Task directions:
Extract the whole listing as it stands. Do not include the pictures.

━━━━━━━━━━━━━━━━━━━━

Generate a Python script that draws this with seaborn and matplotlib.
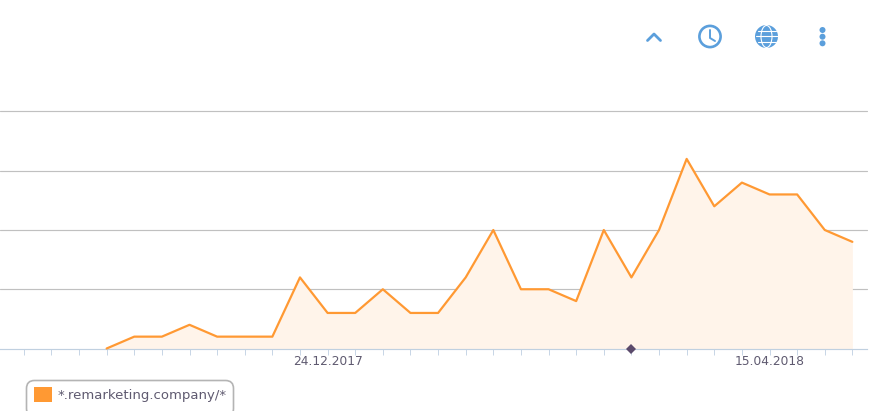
from datetime import datetime, timedelta

import matplotlib.dates as mdates
import matplotlib.pyplot as plt
import pandas as pd
import seaborn as sns
from matplotlib.patches import Circle, Ellipse, FancyBboxPatch, Patch
from matplotlib.ticker import FixedLocator, NullFormatter

# one point per week
first_week = "2017-10-29"
hits = [0, 1, 1, 2, 1, 1, 1, 6, 3, 3, 5, 3, 3, 6, 10, 5, 5, 4, 10, 6, 10, 16, 12, 14, 13, 13, 10, 9]
tick_start = "2017-10-08"
tick_end = "2018-05-06"
labelled = ["2017-12-24", "2018-04-15"]
marker_day = "2018-03-11"
series_name = "*.remarketing.company/*"

ORANGE = "#ff9933"
FILL = "#fff4ea"
ICON = "#5b9fdc"
TEXT = "#5f5a70"

W, H = 875, 411
PX_PER_WEEK = 27.62
ANCHOR_PX = 327.6

df = pd.DataFrame({"date": pd.date_range(first_week, periods=len(hits), freq="7D"), "hits": hits})

sns.set_theme(style="white")
fig = plt.figure(figsize=(W / 100, H / 100), dpi=100)
ax = fig.add_axes([0, (H - 348.5) / H, 867 / W, 237 / H])

ax.fill_between(df["date"], df["hits"], color=FILL, lw=0, zorder=1)
sns.lineplot(data=df, x="date", y="hits", color=ORANGE, lw=1.6, ax=ax, zorder=3, clip_on=False)

# x range worked out from the first labelled date's pixel position
anchor = datetime(2017, 12, 24)
ax.set_xlim(
    anchor - timedelta(days=ANCHOR_PX / PX_PER_WEEK * 7),
    anchor + timedelta(days=(867 - ANCHOR_PX) / PX_PER_WEEK * 7),
)
ax.set_ylim(0, 20)
ax.set_xlabel("")
ax.set_ylabel("")

ax.yaxis.set_major_locator(FixedLocator([5, 10, 15, 20]))
ax.yaxis.set_major_formatter(NullFormatter())
ax.tick_params(axis="y", length=0)
ax.grid(axis="y", color="#c0c0c0", lw=0.85)
for line in ax.get_ygridlines():
    line.set_clip_on(False)
ax.set_axisbelow(True)

weeks = pd.date_range(tick_start, tick_end, freq="7D")
ax.xaxis.set_major_locator(FixedLocator(mdates.date2num(weeks)))
ax.xaxis.set_major_formatter(NullFormatter())
ax.tick_params(axis="x", length=6 * 0.72, width=0.72, color="#c8d6e6", bottom=True)

for day in labelled:
    ax.annotate(
        pd.Timestamp(day).strftime("%d.%m.%Y"), (pd.Timestamp(day), 0),
        xytext=(0, -13), textcoords="offset pixels", ha="center", va="center",
        fontsize=8.8, color=TEXT, family="DejaVu Sans",
    )

for side in ["top", "left", "right"]:
    ax.spines[side].set_visible(False)
ax.spines["bottom"].set_color("#c0d0e0")
ax.spines["bottom"].set_linewidth(0.85)

ax.plot([pd.Timestamp(marker_day)], [0], marker="D", ms=5, color="#5b4a6b", mew=0, clip_on=False, zorder=5)

# toolbar icons and legend box, drawn in pixel space
icons = fig.add_axes([0, 0, 1, 1], facecolor="none")
icons.set_xlim(0, W)
icons.set_ylim(H, 0)
icons.axis("off")
icons.plot([647.5, 654, 660.5], [40.5, 34, 40.5], color=ICON, lw=2.0, solid_capstyle="round")
icons.add_patch(Circle((710, 36.5), 10.6, fill=False, ec=ICON, lw=1.9))
icons.plot([710, 710, 715], [30, 38, 41], color=ICON, lw=1.4)
icons.add_patch(Circle((766.5, 36.5), 11.5, fc=ICON, ec="none"))
icons.add_patch(Ellipse((766.5, 36.5), 11, 22, fill=False, ec="white", lw=0.8))
for y, half in zip([31, 36.5, 42], [9, 11, 9]):
    icons.plot([766.5 - half, 766.5 + half], [y, y], color="white", lw=0.8)
for y in [30, 36.7, 43.3]:
    icons.add_patch(Circle((822.5, y), 3.0, fc=ICON, ec="none"))
icons.add_patch(
    FancyBboxPatch((26.5, 380.5), 207, 36, boxstyle="round,pad=0,rounding_size=8",
                   fc="white", ec="#b4b4b4", lw=1.2)
)
icons.set_zorder(5)

handle = Patch(facecolor=ORANGE, edgecolor="none", label=series_name)
legend = fig.legend(
    handles=[handle], loc="lower left", bbox_to_anchor=(26 / W, 1 / H), borderaxespad=0,
    frameon=False, fontsize=9.5, labelcolor=TEXT, handlelength=1.36, handleheight=1.3,
    handletextpad=0.45, borderpad=0.6,
)
legend.get_texts()[0].set_family("DejaVu Sans")
legend.set_zorder(10)

fig.savefig("out.png", dpi=100, facecolor="white")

━━━━━━━━━━━━━━━━━━━━

Problem solution:
Generate a Python script that draws this with seaborn and matplotlib.
from datetime import datetime, timedelta

import matplotlib.dates as mdates
import matplotlib.pyplot as plt
import pandas as pd
import seaborn as sns
from matplotlib.patches import Circle, Ellipse, FancyBboxPatch, Patch
from matplotlib.ticker import FixedLocator, NullFormatter

# one point per week
first_week = "2017-10-29"
hits = [0, 1, 1, 2, 1, 1, 1, 6, 3, 3, 5, 3, 3, 6, 10, 5, 5, 4, 10, 6, 10, 16, 12, 14, 13, 13, 10, 9]
tick_start = "2017-10-08"
tick_end = "2018-05-06"
labelled = ["2017-12-24", "2018-04-15"]
marker_day = "2018-03-11"
series_name = "*.remarketing.company/*"

ORANGE = "#ff9933"
FILL = "#fff4ea"
ICON = "#5b9fdc"
TEXT = "#5f5a70"

W, H = 875, 411
PX_PER_WEEK = 27.62
ANCHOR_PX = 327.6

df = pd.DataFrame({"date": pd.date_range(first_week, periods=len(hits), freq="7D"), "hits": hits})

sns.set_theme(style="white")
fig = plt.figure(figsize=(W / 100, H / 100), dpi=100)
ax = fig.add_axes([0, (H - 348.5) / H, 867 / W, 237 / H])

ax.fill_between(df["date"], df["hits"], color=FILL, lw=0, zorder=1)
sns.lineplot(data=df, x="date", y="hits", color=ORANGE, lw=1.6, ax=ax, zorder=3, clip_on=False)

# x range worked out from the first labelled date's pixel position
anchor = datetime(2017, 12, 24)
ax.set_xlim(
    anchor - timedelta(days=ANCHOR_PX / PX_PER_WEEK * 7),
    anchor + timedelta(days=(867 - ANCHOR_PX) / PX_PER_WEEK * 7),
)
ax.set_ylim(0, 20)
ax.set_xlabel("")
ax.set_ylabel("")

ax.yaxis.set_major_locator(FixedLocator([5, 10, 15, 20]))
ax.yaxis.set_major_formatter(NullFormatter())
ax.tick_params(axis="y", length=0)
ax.grid(axis="y", color="#c0c0c0", lw=0.85)
for line in ax.get_ygridlines():
    line.set_clip_on(False)
ax.set_axisbelow(True)

weeks = pd.date_range(tick_start, tick_end, freq="7D")
ax.xaxis.set_major_locator(FixedLocator(mdates.date2num(weeks)))
ax.xaxis.set_major_formatter(NullFormatter())
ax.tick_params(axis="x", length=6 * 0.72, width=0.72, color="#c8d6e6", bottom=True)

for day in labelled:
    ax.annotate(
        pd.Timestamp(day).strftime("%d.%m.%Y"), (pd.Timestamp(day), 0),
        xytext=(0, -13), textcoords="offset pixels", ha="center", va="center",
        fontsize=8.8, color=TEXT, family="DejaVu Sans",
    )

for side in ["top", "left", "right"]:
    ax.spines[side].set_visible(False)
ax.spines["bottom"].set_color("#c0d0e0")
ax.spines["bottom"].set_linewidth(0.85)

ax.plot([pd.Timestamp(marker_day)], [0], marker="D", ms=5, color="#5b4a6b", mew=0, clip_on=False, zorder=5)

# toolbar icons and legend box, drawn in pixel space
icons = fig.add_axes([0, 0, 1, 1], facecolor="none")
icons.set_xlim(0, W)
icons.set_ylim(H, 0)
icons.axis("off")
icons.plot([647.5, 654, 660.5], [40.5, 34, 40.5], color=ICON, lw=2.0, solid_capstyle="round")
icons.add_patch(Circle((710, 36.5), 10.6, fill=False, ec=ICON, lw=1.9))
icons.plot([710, 710, 715], [30, 38, 41], color=ICON, lw=1.4)
icons.add_patch(Circle((766.5, 36.5), 11.5, fc=ICON, ec="none"))
icons.add_patch(Ellipse((766.5, 36.5), 11, 22, fill=False, ec="white", lw=0.8))
for y, half in zip([31, 36.5, 42], [9, 11, 9]):
    icons.plot([766.5 - half, 766.5 + half], [y, y], color="white", lw=0.8)
for y in [30, 36.7, 43.3]:
    icons.add_patch(Circle((822.5, y), 3.0, fc=ICON, ec="none"))
icons.add_patch(
    FancyBboxPatch((26.5, 380.5), 207, 36, boxstyle="round,pad=0,rounding_size=8",
                   fc="white", ec="#b4b4b4", lw=1.2)
)
icons.set_zorder(5)

handle = Patch(facecolor=ORANGE, edgecolor="none", label=series_name)
legend = fig.legend(
    handles=[handle], loc="lower left", bbox_to_anchor=(26 / W, 1 / H), borderaxespad=0,
    frameon=False, fontsize=9.5, labelcolor=TEXT, handlelength=1.36, handleheight=1.3,
    handletextpad=0.45, borderpad=0.6,
)
legend.get_texts()[0].set_family("DejaVu Sans")
legend.set_zorder(10)

fig.savefig("out.png", dpi=100, facecolor="white")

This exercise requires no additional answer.